— Start —

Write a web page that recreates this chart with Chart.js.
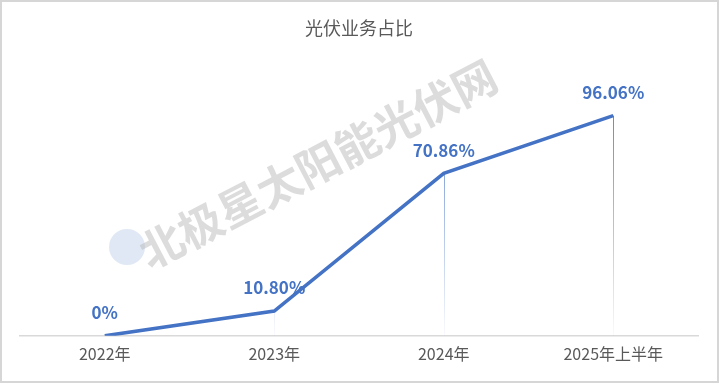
<!DOCTYPE html>
<html>
<head>
<meta charset="utf-8">
<script src="https://cdn.jsdelivr.net/npm/chart.js@4/dist/chart.umd.min.js"></script>
<style>
  html, body { margin: 0; padding: 0; background: #ffffff; }
  #frame { position: absolute; left: 0; top: 0; width: 715px; height: 379px; border: 2px solid #d6d6d6; background: #fff; }
  #c { display: block; }
</style>
</head>
<body>
<div id="frame"><canvas id="c" width="715" height="379"></canvas></div>
<script>
const titleText = '光伏业务占比';
const categories = ['2022年', '2023年', '2024年', '2025年上半年'];
const shareValues = [0, 10.80, 70.86, 96.06];
const valueLabels = ['0%', '10.80%', '70.86%', '96.06%'];
const watermarkText = '北极星太阳能光伏网';

const FONT = '"Noto Sans CJK SC", "Noto Sans", sans-serif';

const watermarkPlugin = {
  id: 'watermark',
  beforeDatasetsDraw(chart) {
    const ctx = chart.ctx;
    ctx.save();
    ctx.fillStyle = 'rgba(150,180,220,0.3)';
    ctx.beginPath();
    ctx.arc(125, 245, 18, 0, Math.PI * 2);
    ctx.fill();
    ctx.translate(316, 162);
    ctx.rotate(-27.5 * Math.PI / 180);
    ctx.font = 'bold 44px ' + FONT;
    ctx.fillStyle = 'rgba(185,185,185,0.5)';
    ctx.textAlign = 'center';
    ctx.textBaseline = 'middle';
    ctx.fillText(watermarkText, 0, 0);
    ctx.restore();
  }
};

const dropLinePlugin = {
  id: 'dropLines',
  beforeDatasetsDraw(chart) {
    const ctx = chart.ctx;
    const xs = chart.scales.x, ys = chart.scales.y;
    const area = chart.chartArea;
    ctx.save();
    const g = ctx.createLinearGradient(0, area.top, 0, area.bottom);
    g.addColorStop(0, 'rgba(68,114,196,0.85)');
    g.addColorStop(1, 'rgba(68,114,196,0.03)');
    ctx.strokeStyle = g;
    ctx.lineWidth = 1;
    shareValues.forEach((v, i) => {
      if (v <= 0) return;
      const x = Math.round(xs.getPixelForValue(i)) + 0.5;
      const y = ys.getPixelForValue(v);
      ctx.beginPath();
      ctx.moveTo(x, y);
      ctx.lineTo(x, area.bottom);
      ctx.stroke();
    });
    ctx.restore();
  }
};

const valueLabelPlugin = {
  id: 'valueLabels',
  afterDatasetsDraw(chart) {
    const ctx = chart.ctx;
    const xs = chart.scales.x, ys = chart.scales.y;
    ctx.save();
    ctx.font = 'bold 17px ' + FONT;
    ctx.fillStyle = '#4472C4';
    ctx.textAlign = 'center';
    ctx.textBaseline = 'middle';
    shareValues.forEach((v, i) => {
      ctx.fillText(valueLabels[i], xs.getPixelForValue(i), ys.getPixelForValue(v) - 23);
    });
    ctx.restore();
  }
};

new Chart(document.getElementById('c'), {
  type: 'line',
  data: {
    labels: categories,
    datasets: [{
      data: shareValues,
      borderColor: '#4472C4',
      borderWidth: 3.5,
      pointRadius: 0,
      tension: 0,
      fill: false
    }]
  },
  options: {
    responsive: false,
    animation: false,
    layout: { padding: { left: 18, right: 19, top: 0, bottom: 8 } },
    plugins: {
      legend: { display: false },
      tooltip: { enabled: false },
      title: {
        display: true,
        text: titleText,
        color: '#595959',
        font: { family: FONT, size: 18, weight: 'normal' },
        padding: { top: 15, bottom: 68 }
      }
    },
    scales: {
      x: {
        offset: true,
        grid: { display: false, drawTicks: false },
        border: { display: true, color: '#d9d9d9', width: 1.5 },
        ticks: { color: '#595959', font: { family: FONT, size: 16 }, padding: 9, maxRotation: 0 }
      },
      y: { display: false, min: 0, max: 100 }
    }
  },
  plugins: [watermarkPlugin, dropLinePlugin, valueLabelPlugin]
});
</script>
</body>
</html>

— End —

Stated problem -
Transcribe the whole listing, character for character, but not its images.

Full output -
Write a web page that recreates this chart with Chart.js.
<!DOCTYPE html>
<html>
<head>
<meta charset="utf-8">
<script src="https://cdn.jsdelivr.net/npm/chart.js@4/dist/chart.umd.min.js"></script>
<style>
  html, body { margin: 0; padding: 0; background: #ffffff; }
  #frame { position: absolute; left: 0; top: 0; width: 715px; height: 379px; border: 2px solid #d6d6d6; background: #fff; }
  #c { display: block; }
</style>
</head>
<body>
<div id="frame"><canvas id="c" width="715" height="379"></canvas></div>
<script>
const titleText = '光伏业务占比';
const categories = ['2022年', '2023年', '2024年', '2025年上半年'];
const shareValues = [0, 10.80, 70.86, 96.06];
const valueLabels = ['0%', '10.80%', '70.86%', '96.06%'];
const watermarkText = '北极星太阳能光伏网';

const FONT = '"Noto Sans CJK SC", "Noto Sans", sans-serif';

const watermarkPlugin = {
  id: 'watermark',
  beforeDatasetsDraw(chart) {
    const ctx = chart.ctx;
    ctx.save();
    ctx.fillStyle = 'rgba(150,180,220,0.3)';
    ctx.beginPath();
    ctx.arc(125, 245, 18, 0, Math.PI * 2);
    ctx.fill();
    ctx.translate(316, 162);
    ctx.rotate(-27.5 * Math.PI / 180);
    ctx.font = 'bold 44px ' + FONT;
    ctx.fillStyle = 'rgba(185,185,185,0.5)';
    ctx.textAlign = 'center';
    ctx.textBaseline = 'middle';
    ctx.fillText(watermarkText, 0, 0);
    ctx.restore();
  }
};

const dropLinePlugin = {
  id: 'dropLines',
  beforeDatasetsDraw(chart) {
    const ctx = chart.ctx;
    const xs = chart.scales.x, ys = chart.scales.y;
    const area = chart.chartArea;
    ctx.save();
    const g = ctx.createLinearGradient(0, area.top, 0, area.bottom);
    g.addColorStop(0, 'rgba(68,114,196,0.85)');
    g.addColorStop(1, 'rgba(68,114,196,0.03)');
    ctx.strokeStyle = g;
    ctx.lineWidth = 1;
    shareValues.forEach((v, i) => {
      if (v <= 0) return;
      const x = Math.round(xs.getPixelForValue(i)) + 0.5;
      const y = ys.getPixelForValue(v);
      ctx.beginPath();
      ctx.moveTo(x, y);
      ctx.lineTo(x, area.bottom);
      ctx.stroke();
    });
    ctx.restore();
  }
};

const valueLabelPlugin = {
  id: 'valueLabels',
  afterDatasetsDraw(chart) {
    const ctx = chart.ctx;
    const xs = chart.scales.x, ys = chart.scales.y;
    ctx.save();
    ctx.font = 'bold 17px ' + FONT;
    ctx.fillStyle = '#4472C4';
    ctx.textAlign = 'center';
    ctx.textBaseline = 'middle';
    shareValues.forEach((v, i) => {
      ctx.fillText(valueLabels[i], xs.getPixelForValue(i), ys.getPixelForValue(v) - 23);
    });
    ctx.restore();
  }
};

new Chart(document.getElementById('c'), {
  type: 'line',
  data: {
    labels: categories,
    datasets: [{
      data: shareValues,
      borderColor: '#4472C4',
      borderWidth: 3.5,
      pointRadius: 0,
      tension: 0,
      fill: false
    }]
  },
  options: {
    responsive: false,
    animation: false,
    layout: { padding: { left: 18, right: 19, top: 0, bottom: 8 } },
    plugins: {
      legend: { display: false },
      tooltip: { enabled: false },
      title: {
        display: true,
        text: titleText,
        color: '#595959',
        font: { family: FONT, size: 18, weight: 'normal' },
        padding: { top: 15, bottom: 68 }
      }
    },
    scales: {
      x: {
        offset: true,
        grid: { display: false, drawTicks: false },
        border: { display: true, color: '#d9d9d9', width: 1.5 },
        ticks: { color: '#595959', font: { family: FONT, size: 16 }, padding: 9, maxRotation: 0 }
      },
      y: { display: false, min: 0, max: 100 }
    }
  },
  plugins: [watermarkPlugin, dropLinePlugin, valueLabelPlugin]
});
</script>
</body>
</html>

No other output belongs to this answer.